Violence, Trust and Reporting

Even though violence and harassment can be common for sex workers, reporting incidents is not.

Sex workers are hesitant to put forward reports for many reasons; sometimes it doesn’t seem important enough, sometimes violence is internalized, and sometimes workers don’t know where they can report or how the information will be shared.

Sex trade workers also have very low trust in local police, despite over a decade of police liaison partnership between Peers and the Victoria Police Department.

Statistics gathered be Cecilia Benoit, researcher with the Canadian Institute for Substance Use Research (CISUR) and sociology professor at the University of Victoria, found that only 14 per cent of violent or disturbing incidences in Victoria are reported to police by sex trade workers. Of the reported incidences, less than a third ultimately lead to an arrest.

“It’s quite obvious that while some police are quite respectful, some are not, even if there’s legitimate complaints,” Benoit says. “There’s a lot of work that needs to be done to understand how their actions and behaviours and their attitudes affect whether people will report… one bad experience really colours their subsequent choices.”

ALSO READ: Victimization of sex workers by police ‘not irregular,’ Victoria advocacy group says

That being said, VicPD officers have not pursued sex workers for criminal charges since the 1990s, according to Peers executive director Rachel Phillips.

“Not to say there isn’t the occasional things come up, but only in situations where they think people have been victimized,” Phillips says. “For the most part there’s no active enforcement of the Criminal Code, so that creates a setting where we feel more comfortable working with them… but that’s not the same across Canada.”

Recent changes to the Criminal Code have also changed how police can approach sex work. In 2014, Bill C-36 ruled that being a sex worker isn’t illegal, but paying for sex is, a law that leaves workers in an ambiguous situation where they’re not sure of their legal standing.

An Alternative Solution

“The whole point of bad date reporting is to offer an alternative to reporting to the police and promoting it in the community,” Naomi says.

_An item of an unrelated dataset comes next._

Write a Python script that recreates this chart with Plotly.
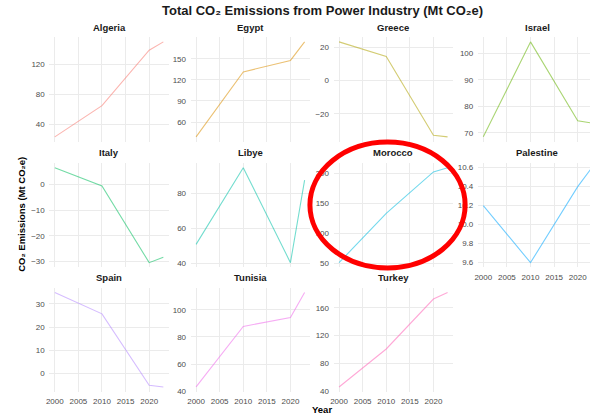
import plotly.graph_objects as go

# ---------------- data ----------------
years = [2000, 2010, 2020, 2023]
countries = ["Algeria", "Egypt", "Greece", "Israel", "Italy", "Libye",
             "Morocco", "Palestine", "Spain", "Tunisia", "Turkey"]
algeria = [22.8, 64.6, 138.8, 150.0]
egypt = [38.9, 131.3, 147.6, 174.0]
greece = [23.4, 14.6, -33.0, -34.0]
israel = [68.5, 104.4, 74.6, 73.7]
italy = [6.6, -0.5, -30.4, -28.3]
libye = [50.9, 94.9, 40.4, 87.8]
morocco = [51.7, 133.7, 202.9, 210.0]
palestine = [10.2, 9.6, 10.4, 10.6]
spain = [35.0, 25.7, -5.3, -6.0]
tunisia = [43.1, 87.8, 94.4, 112.9]
turkey = [46.1, 100.8, 172.8, 182.3]
values = [algeria, egypt, greece, israel, italy, libye,
          morocco, palestine, spain, tunisia, turkey]

x_ticks = [2000, 2005, 2010, 2015, 2020]
y_ticks = [
    [40, 80, 120],
    [60, 90, 120, 150],
    [-20, 0, 20],
    [70, 80, 90, 100],
    [-30, -20, -10, 0],
    [40, 60, 80],
    [50, 100, 150, 200],
    [9.6, 9.8, 10.0, 10.2, 10.4, 10.6],
    [0, 10, 20, 30],
    [40, 60, 80, 100],
    [40, 80, 120, 160],
]
y_ticktext = [None] * 11
y_ticktext[7] = ["9.6", "9.8", "10.0", "10.2", "10.4", "10.6"]

colors = ["#F8766D", "#DB8E00", "#AEA200", "#64B200", "#00BD5C", "#00C1A7",
          "#00BADE", "#00A6FF", "#B385FF", "#EF67EB", "#FF63B6"]

title = "Total CO₂ Emissions from Power Industry (Mt CO₂e)"
y_title = "CO₂ Emissions (Mt CO₂e)"
x_title = "Year"

# ---------------- layout geometry (pixels) ----------------
W, H = 590, 415
col_px = [(46.6, 166.6), (188.6, 308.6), (332.3, 452.3), (477.3, 590.0)]
row_px = [(37.5, 143.0), (164.5, 270.0), (290.5, 395.5)]
bottom_panels = {"Palestine", "Spain", "Tunisia", "Turkey"}

FONT = "Liberation Sans, Arial, Helvetica, sans-serif"
GRID = "#EBEBEB"
TICKFONT = dict(size=8, color="#4D4D4D", family=FONT)

fig = go.Figure()
layout = dict(
    width=W, height=H,
    margin=dict(l=0, r=0, t=0, b=0),
    paper_bgcolor="white", plot_bgcolor="white",
    showlegend=False,
    font=dict(family=FONT, color="#4D4D4D", size=8),
    annotations=[], shapes=[],
)

for i, name in enumerate(countries):
    r, c = divmod(i, 4)
    k = i + 1
    xs = "" if k == 1 else str(k)
    vals = values[i]
    fig.add_trace(go.Scatter(
        x=years, y=vals, mode="lines", xaxis="x" + xs, yaxis="y" + xs,
        line=dict(color=colors[i], width=1.1), opacity=0.55,
        hoverinfo="skip",
    ))
    x0, x1 = col_px[c]
    yt, yb = row_px[r]
    xr_end = 2024.15 if c < 3 else 2022.6
    layout["xaxis" + xs] = dict(
        domain=[x0 / W, x1 / W], anchor="y" + xs,
        range=[1998.85, xr_end], tickvals=x_ticks,
        showticklabels=name in bottom_panels,
        showgrid=True, gridcolor=GRID, gridwidth=1,
        zeroline=False, showline=False,
        ticks="outside", ticklen=2, tickcolor="rgba(0,0,0,0)",
        tickfont=TICKFONT,
    )
    lo, hi = min(vals), max(vals)
    pad = 0.05 * (hi - lo)
    ya = dict(
        domain=[1 - yb / H, 1 - yt / H], anchor="x" + xs,
        range=[lo - pad, hi + pad], tickvals=y_ticks[i],
        showgrid=True, gridcolor=GRID, gridwidth=1,
        zeroline=False, showline=False,
        ticks="outside", ticklen=2, tickcolor="rgba(0,0,0,0)",
        tickfont=TICKFONT,
    )
    if y_ticktext[i] is not None:
        ya["ticktext"] = y_ticktext[i]
    layout["yaxis" + xs] = ya
    # strip title
    layout["annotations"].append(dict(
        text="<b>" + name + "</b>", xref="paper", yref="paper",
        x=(x0 + x1) / 2 / W if c < 3 else (x0 + 597) / 2 / W,
        y=1 - (yt - 2.5) / H, xanchor="center", yanchor="bottom",
        showarrow=False, font=dict(size=9.5, color="#1A1A1A", family=FONT),
    ))

# overall title
layout["annotations"].append(dict(
    text="<b>" + title + "</b>", xref="paper", yref="paper",
    x=321 / W, y=1 - 11 / H, xanchor="center", yanchor="middle",
    showarrow=False, font=dict(size=13, color="#1A1A1A", family=FONT),
))
# y title
layout["annotations"].append(dict(
    text="<b>" + y_title + "</b>", xref="paper", yref="paper",
    x=19 / W, y=1 - 216 / H, xanchor="center", yanchor="middle",
    textangle=-90, showarrow=False,
    font=dict(size=9.5, color="#000000", family=FONT),
))
# x title
layout["annotations"].append(dict(
    text="<b>" + x_title + "</b>", xref="paper", yref="paper",
    x=321 / W, y=1 - 406 / H, xanchor="center", yanchor="top",
    showarrow=False, font=dict(size=9.5, color="#000000", family=FONT),
))

# red highlight ellipse around Morocco panel
layout["shapes"].append(dict(
    type="circle", xref="paper", yref="paper",
    x0=308.5 / W, x1=464.5 / W, y0=1 - 270.5 / H, y1=1 - 143.5 / H,
    line=dict(color="#FF0000", width=5), layer="above",
))

fig.update_layout(**layout)
fig.write_html(
    "out.html",
    config={"displayModeBar": False, "staticPlot": True},
    post_script="document.body.style.margin='0';document.body.style.overflow='hidden';",
)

Having a wider online database would eliminate barriers for many industry workers who can’t access the information, including those who work indoors, either privately or with an escort agency.

“I want to make it more accessible,” she says. “There are a lot of subsections of the community that are mostly under served, whether it’s marginalized people like disabled workers or trans workers or just simply under served workers like men who do sex work.”

ALSO READ: A B.C. woman talks her life in the sex trade

This helped spark an idea brought forward at an inaugural violence prevention conference which took place in Vancouver at the end of May.

The “Safer Province for Everyone: Responding to Violence Against Sex Workers” was a first of its kind in B.C. and saw participants ranging from industry workers, resource centres, municipal leaders, police forces, health care workers and more.

From the presentations heard, it was decided that a working group of local resource centres would come together to create a comprehensive online database for bad date and aggressor reports no matter where in the province things take place.

Since May the working group has launched its first steps to secure funding for the project, as well as set plans for research into what could work.

Naomi is happy to see the project move forward, but for a moment she pauses. Her gaze shifts from the last drops of iced coffee in her cup into a corner of her memory as she and recalls something a friend told her once.

“‘It sucks that we can only get support after we’ve been raped’,” she says as she brings her gaze forward again.

“As important as bad date reporting is it’s not the end of efforts,” she says. “We need more resources, community support and safety in order to reduce the violence and stigma that sex industry workers face so we’re not just keeping each other safe after the fact.”

The sparkle in her eyes flashes again, and this time it’s no secret it’s lit with purpose.

*Names have been changed to preserve the identity and safety of the people interviewed.